Trump Signs Executive Orders To Construct Border Wall And Increase Deportations
by Alex Pfeiffer
President Donald Trump fulfilled several campaign promises Wednesday by signing executive orders authorizing the construction of a border wall on America’s southern border and several initiatives to increase deportations.
“A nation without borders is not a nation. Beginning today, the U.S. gets back control of its borders,” Trump said in a Wednesday speech at the Department of Homeland Security announcing the signing of the executive orders.
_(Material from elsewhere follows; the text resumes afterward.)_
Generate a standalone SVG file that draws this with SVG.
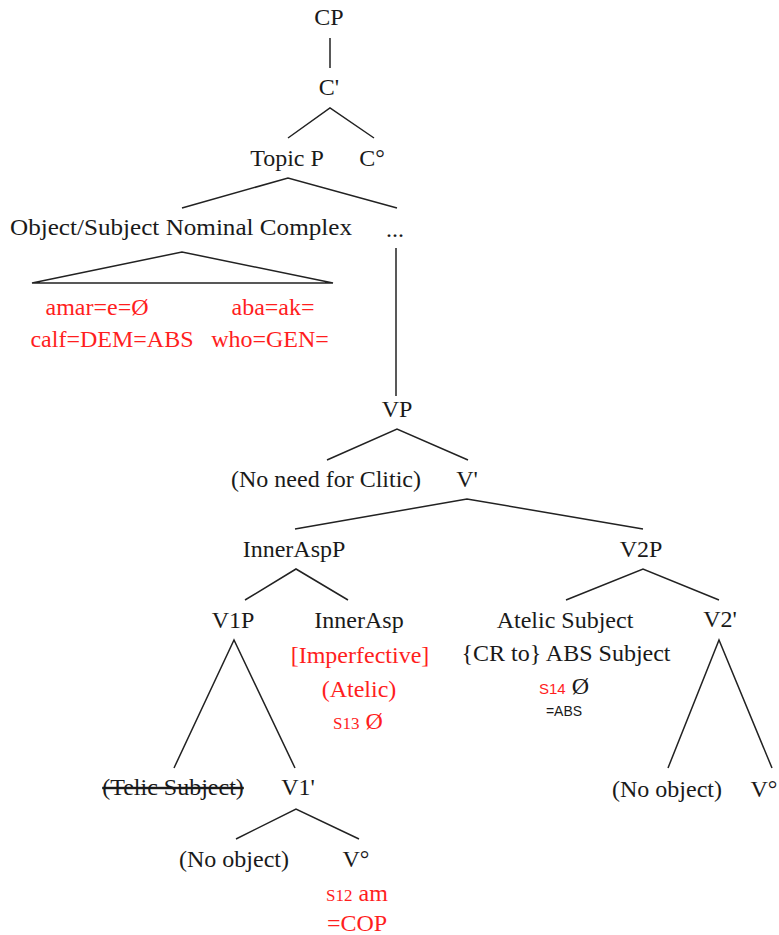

The president said that the orders will benefit both the U.S. and Mexico, as Trump believes the wall will reduce the surge of migrants into Mexico seeking to get to the U.S.
One of the orders, Border Security and Immigration Enforcement Improvements, uses the power vested in the president under existing laws to immediately take steps to “plan, design, and construct a physical wall along the southern border.” The executive order calls for a projection of long-term funding requirements for the wall and authorizes the Office of Personal Management to take appropriate steps to hire personnel to implement the wall’s construction.
The order also calls for the construction of additional immigration detention facilities, the hiring of 5,000 additional Border Patrol agents and empowers state and local law enforcement officials to have immigration enforcement authority in their jurisdiction. President Trump also directs the attorney general to give priority to prosecutions of crimes, such as drug smuggling, which originate from the southern border.
President Trump has said that Mexico will reimburse the U.S. for the construction of the wall and has not detailed how this would occur. The order he signed, however, directs the head of each executive department and federal agency to identity all the sources or direct and indirect foreign aid to Mexico in the past five years.
The other order signed by President Trump, Enhancing Public Safety In The Interior Of The United States, focuses on interior immigration enforcement. It calls for the hiring of 10,000 additional ICE officers and an agency to analyze the effects of illegal alien crime and give support to the victims of such crimes.
It also states that sanctuary jurisdictions, which refuse to work with federal immigration officials, will not be eligible to receive federal grants, except law enforcement grants deemed necessary by the attorney general and secretary of Homeland Security. The order terminates the Priority Enforcement Program started under President Barack Obama, which was heavily criticized for hampering cooperation between local law enforcement and ICE.
The secretary of state is authorized under the order to use diplomatic means to make sure nations don’t refuse to accept deported individuals.